>> Begin Provided data

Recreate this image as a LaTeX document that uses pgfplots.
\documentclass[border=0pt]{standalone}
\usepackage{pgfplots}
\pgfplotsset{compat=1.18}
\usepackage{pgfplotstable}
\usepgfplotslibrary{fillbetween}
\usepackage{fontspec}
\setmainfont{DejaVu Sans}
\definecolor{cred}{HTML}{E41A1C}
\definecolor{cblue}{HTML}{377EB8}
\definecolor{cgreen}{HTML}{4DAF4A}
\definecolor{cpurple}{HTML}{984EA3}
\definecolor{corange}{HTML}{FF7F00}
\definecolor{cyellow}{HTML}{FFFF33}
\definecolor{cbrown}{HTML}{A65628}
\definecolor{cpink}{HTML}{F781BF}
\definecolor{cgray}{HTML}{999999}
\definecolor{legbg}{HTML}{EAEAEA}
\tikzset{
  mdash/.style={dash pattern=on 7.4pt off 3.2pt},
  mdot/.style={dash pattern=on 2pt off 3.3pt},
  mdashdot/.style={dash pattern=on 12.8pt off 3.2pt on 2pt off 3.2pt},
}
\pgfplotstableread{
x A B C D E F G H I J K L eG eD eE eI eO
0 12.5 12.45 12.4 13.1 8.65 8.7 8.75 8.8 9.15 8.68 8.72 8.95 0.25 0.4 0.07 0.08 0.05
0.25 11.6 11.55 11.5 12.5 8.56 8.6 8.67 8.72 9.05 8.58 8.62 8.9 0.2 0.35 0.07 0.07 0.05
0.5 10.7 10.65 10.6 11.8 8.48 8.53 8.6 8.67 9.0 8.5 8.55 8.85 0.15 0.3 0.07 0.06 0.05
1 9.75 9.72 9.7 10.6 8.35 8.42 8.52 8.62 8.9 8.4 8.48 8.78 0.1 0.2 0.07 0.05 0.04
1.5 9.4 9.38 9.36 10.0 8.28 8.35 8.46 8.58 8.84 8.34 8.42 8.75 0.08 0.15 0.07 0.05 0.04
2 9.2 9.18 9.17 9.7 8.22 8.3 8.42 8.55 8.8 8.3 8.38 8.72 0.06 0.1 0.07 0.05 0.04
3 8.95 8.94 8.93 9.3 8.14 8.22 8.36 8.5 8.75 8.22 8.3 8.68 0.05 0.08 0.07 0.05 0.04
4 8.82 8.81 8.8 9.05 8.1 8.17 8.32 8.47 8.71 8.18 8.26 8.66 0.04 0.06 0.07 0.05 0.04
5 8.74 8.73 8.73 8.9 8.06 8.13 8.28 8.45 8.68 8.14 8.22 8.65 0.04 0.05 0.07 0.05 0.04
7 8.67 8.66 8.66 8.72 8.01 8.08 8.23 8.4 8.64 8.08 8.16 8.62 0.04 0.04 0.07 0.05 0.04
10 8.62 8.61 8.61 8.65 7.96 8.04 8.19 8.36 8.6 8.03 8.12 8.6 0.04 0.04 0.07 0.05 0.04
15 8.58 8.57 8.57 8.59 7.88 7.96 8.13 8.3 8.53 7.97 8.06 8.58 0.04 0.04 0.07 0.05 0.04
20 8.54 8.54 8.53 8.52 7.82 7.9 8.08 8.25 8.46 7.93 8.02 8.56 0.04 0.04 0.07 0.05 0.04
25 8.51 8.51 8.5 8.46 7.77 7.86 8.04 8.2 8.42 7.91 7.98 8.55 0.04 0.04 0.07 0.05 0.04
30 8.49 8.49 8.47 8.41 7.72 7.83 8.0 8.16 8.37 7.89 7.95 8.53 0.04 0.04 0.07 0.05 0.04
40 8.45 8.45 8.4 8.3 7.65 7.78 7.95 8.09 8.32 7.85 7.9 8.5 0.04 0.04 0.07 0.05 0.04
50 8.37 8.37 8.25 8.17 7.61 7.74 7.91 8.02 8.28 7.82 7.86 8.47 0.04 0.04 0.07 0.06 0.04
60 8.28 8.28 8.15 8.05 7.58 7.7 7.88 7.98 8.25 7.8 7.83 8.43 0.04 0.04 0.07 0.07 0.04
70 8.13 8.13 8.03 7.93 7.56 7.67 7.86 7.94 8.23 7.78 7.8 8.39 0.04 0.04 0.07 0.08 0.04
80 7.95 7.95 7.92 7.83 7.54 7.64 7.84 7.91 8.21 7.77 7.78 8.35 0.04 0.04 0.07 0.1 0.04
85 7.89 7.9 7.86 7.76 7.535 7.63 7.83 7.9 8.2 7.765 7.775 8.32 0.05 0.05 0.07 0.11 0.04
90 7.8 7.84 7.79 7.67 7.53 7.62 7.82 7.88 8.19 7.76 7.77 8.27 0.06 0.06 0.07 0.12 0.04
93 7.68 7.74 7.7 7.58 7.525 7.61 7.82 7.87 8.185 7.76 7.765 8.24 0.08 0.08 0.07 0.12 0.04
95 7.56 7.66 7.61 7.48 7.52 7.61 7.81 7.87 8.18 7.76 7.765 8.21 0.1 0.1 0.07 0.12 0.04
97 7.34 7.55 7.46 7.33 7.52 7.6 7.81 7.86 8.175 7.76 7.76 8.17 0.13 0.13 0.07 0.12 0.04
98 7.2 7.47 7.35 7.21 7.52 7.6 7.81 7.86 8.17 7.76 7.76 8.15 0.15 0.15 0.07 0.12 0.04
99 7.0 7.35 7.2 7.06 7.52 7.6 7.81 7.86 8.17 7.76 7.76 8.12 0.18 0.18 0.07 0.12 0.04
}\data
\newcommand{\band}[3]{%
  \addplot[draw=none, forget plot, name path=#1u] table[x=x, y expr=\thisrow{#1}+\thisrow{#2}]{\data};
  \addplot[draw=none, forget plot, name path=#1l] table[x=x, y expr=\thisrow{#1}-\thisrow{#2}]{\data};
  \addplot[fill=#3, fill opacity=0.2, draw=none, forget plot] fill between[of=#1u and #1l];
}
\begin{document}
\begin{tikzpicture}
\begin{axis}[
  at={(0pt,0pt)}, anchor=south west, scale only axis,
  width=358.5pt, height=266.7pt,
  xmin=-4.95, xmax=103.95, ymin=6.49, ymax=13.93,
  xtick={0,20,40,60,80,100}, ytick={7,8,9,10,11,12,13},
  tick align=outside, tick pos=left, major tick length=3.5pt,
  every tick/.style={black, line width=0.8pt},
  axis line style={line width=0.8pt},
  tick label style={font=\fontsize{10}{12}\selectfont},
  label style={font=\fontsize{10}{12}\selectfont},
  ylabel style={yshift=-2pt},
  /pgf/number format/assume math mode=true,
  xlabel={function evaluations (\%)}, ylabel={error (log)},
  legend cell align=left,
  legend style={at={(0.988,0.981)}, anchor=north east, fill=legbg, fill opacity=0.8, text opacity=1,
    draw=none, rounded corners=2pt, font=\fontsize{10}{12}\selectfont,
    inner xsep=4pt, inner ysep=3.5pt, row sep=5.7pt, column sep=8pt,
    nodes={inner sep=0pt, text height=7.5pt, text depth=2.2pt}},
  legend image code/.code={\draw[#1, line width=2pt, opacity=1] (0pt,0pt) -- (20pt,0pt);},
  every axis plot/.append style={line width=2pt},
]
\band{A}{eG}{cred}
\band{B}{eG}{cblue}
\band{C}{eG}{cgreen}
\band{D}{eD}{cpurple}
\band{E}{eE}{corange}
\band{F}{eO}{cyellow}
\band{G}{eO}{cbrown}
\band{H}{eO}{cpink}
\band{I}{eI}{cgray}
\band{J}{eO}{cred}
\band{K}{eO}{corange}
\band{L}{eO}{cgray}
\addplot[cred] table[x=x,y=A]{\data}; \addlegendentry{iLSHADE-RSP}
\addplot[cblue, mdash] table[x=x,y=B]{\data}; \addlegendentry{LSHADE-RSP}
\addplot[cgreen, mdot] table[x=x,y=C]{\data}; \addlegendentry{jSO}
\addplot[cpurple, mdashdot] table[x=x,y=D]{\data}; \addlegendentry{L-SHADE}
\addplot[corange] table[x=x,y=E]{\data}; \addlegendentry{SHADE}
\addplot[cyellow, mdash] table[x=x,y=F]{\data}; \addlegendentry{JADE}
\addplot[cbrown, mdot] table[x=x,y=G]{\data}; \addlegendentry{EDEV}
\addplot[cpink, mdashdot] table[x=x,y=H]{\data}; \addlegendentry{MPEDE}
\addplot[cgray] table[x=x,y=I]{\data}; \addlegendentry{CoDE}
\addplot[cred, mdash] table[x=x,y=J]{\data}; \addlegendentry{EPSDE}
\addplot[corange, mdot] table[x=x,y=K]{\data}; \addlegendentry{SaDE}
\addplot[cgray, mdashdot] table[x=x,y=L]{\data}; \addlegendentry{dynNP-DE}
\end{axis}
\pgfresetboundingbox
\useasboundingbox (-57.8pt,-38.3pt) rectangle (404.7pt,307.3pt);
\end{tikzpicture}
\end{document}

>> End Provided data
>> Begin Provided data

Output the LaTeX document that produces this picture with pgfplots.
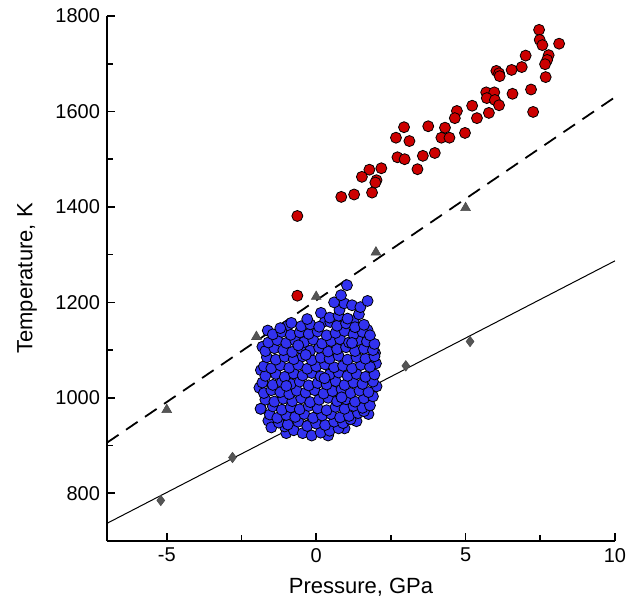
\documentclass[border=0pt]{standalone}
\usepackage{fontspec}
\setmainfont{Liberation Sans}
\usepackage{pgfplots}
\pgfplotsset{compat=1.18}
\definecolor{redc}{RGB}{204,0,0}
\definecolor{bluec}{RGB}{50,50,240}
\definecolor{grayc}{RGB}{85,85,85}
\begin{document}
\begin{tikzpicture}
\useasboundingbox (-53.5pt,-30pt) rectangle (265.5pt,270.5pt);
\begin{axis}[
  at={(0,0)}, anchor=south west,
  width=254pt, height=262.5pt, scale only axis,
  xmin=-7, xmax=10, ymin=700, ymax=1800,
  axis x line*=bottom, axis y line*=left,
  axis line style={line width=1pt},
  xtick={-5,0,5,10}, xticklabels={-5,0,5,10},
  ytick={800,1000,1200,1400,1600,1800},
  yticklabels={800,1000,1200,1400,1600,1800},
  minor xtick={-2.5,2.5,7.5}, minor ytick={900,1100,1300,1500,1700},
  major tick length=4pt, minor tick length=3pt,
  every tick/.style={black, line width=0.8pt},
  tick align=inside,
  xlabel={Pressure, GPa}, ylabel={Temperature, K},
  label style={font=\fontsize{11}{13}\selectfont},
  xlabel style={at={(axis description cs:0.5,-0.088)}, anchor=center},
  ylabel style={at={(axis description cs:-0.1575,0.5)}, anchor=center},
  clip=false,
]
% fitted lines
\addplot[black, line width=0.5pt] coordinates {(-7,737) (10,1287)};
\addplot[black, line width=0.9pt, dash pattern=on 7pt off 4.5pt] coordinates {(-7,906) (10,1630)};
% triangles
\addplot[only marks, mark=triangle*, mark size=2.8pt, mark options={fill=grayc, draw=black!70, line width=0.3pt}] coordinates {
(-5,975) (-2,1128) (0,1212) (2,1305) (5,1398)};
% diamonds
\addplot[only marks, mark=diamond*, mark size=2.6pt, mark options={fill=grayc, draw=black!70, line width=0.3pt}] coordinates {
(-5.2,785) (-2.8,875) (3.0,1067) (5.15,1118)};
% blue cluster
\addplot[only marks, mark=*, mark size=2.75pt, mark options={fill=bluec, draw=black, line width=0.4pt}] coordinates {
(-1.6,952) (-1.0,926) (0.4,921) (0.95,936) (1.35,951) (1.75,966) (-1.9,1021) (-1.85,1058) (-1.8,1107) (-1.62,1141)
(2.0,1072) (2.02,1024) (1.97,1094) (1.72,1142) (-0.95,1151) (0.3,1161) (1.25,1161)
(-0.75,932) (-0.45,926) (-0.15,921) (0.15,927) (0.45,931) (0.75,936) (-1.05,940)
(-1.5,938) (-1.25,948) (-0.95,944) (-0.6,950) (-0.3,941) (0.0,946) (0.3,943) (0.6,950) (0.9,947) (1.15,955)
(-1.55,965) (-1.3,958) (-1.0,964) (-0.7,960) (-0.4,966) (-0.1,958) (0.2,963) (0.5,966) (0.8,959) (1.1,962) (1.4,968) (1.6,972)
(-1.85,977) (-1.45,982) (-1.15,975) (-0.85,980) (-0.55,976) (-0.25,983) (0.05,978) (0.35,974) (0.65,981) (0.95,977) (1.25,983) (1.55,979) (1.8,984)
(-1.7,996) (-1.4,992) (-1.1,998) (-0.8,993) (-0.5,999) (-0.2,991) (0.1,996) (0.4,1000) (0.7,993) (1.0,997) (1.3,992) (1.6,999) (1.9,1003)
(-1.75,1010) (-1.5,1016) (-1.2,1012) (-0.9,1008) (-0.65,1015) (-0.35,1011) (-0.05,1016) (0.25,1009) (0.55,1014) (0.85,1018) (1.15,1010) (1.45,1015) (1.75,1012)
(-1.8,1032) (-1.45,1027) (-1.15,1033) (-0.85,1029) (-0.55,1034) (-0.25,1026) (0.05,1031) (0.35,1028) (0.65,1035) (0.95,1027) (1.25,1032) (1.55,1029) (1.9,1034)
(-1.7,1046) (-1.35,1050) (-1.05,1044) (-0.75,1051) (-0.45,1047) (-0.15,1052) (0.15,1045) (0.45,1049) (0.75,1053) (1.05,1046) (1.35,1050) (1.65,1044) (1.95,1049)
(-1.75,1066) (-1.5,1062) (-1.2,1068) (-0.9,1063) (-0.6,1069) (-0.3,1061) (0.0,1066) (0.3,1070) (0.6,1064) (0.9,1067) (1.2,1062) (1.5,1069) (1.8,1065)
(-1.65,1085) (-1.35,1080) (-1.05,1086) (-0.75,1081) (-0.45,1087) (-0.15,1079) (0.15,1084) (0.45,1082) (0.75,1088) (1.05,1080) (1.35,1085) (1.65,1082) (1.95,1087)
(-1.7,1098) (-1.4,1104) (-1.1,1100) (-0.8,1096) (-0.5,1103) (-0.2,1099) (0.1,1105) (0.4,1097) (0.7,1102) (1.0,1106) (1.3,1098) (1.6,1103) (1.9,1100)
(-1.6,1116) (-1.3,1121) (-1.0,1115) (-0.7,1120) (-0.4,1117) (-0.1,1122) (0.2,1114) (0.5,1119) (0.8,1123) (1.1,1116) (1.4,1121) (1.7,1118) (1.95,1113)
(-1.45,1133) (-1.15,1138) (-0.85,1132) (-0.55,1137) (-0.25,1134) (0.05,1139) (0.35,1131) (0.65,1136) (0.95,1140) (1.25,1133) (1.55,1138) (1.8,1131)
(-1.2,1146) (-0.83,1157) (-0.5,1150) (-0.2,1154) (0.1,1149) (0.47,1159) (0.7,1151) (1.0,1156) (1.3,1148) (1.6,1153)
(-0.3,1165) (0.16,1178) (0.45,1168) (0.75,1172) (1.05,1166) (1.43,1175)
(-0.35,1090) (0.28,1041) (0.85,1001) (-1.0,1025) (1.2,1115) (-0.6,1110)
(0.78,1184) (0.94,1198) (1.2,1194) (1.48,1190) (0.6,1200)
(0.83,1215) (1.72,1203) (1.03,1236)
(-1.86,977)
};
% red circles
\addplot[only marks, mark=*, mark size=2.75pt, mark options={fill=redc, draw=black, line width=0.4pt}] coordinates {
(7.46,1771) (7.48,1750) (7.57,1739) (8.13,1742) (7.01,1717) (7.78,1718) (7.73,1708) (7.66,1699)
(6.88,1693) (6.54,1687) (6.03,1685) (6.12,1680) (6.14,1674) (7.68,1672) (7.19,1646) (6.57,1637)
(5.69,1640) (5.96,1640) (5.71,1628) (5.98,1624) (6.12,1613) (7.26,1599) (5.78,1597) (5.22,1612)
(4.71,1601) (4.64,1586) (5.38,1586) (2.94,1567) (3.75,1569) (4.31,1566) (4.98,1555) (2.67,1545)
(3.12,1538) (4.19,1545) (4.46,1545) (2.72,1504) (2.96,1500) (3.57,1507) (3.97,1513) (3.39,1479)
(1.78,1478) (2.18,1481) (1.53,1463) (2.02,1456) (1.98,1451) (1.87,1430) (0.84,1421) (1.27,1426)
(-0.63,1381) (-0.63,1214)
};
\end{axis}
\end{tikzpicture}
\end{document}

>> End Provided data

§ What you will do:
Pick out and copy every line that contains the word "LaTeX".

§ Final result:
Recreate this image as a LaTeX document that uses pgfplots.
Output the LaTeX document that produces this picture with pgfplots.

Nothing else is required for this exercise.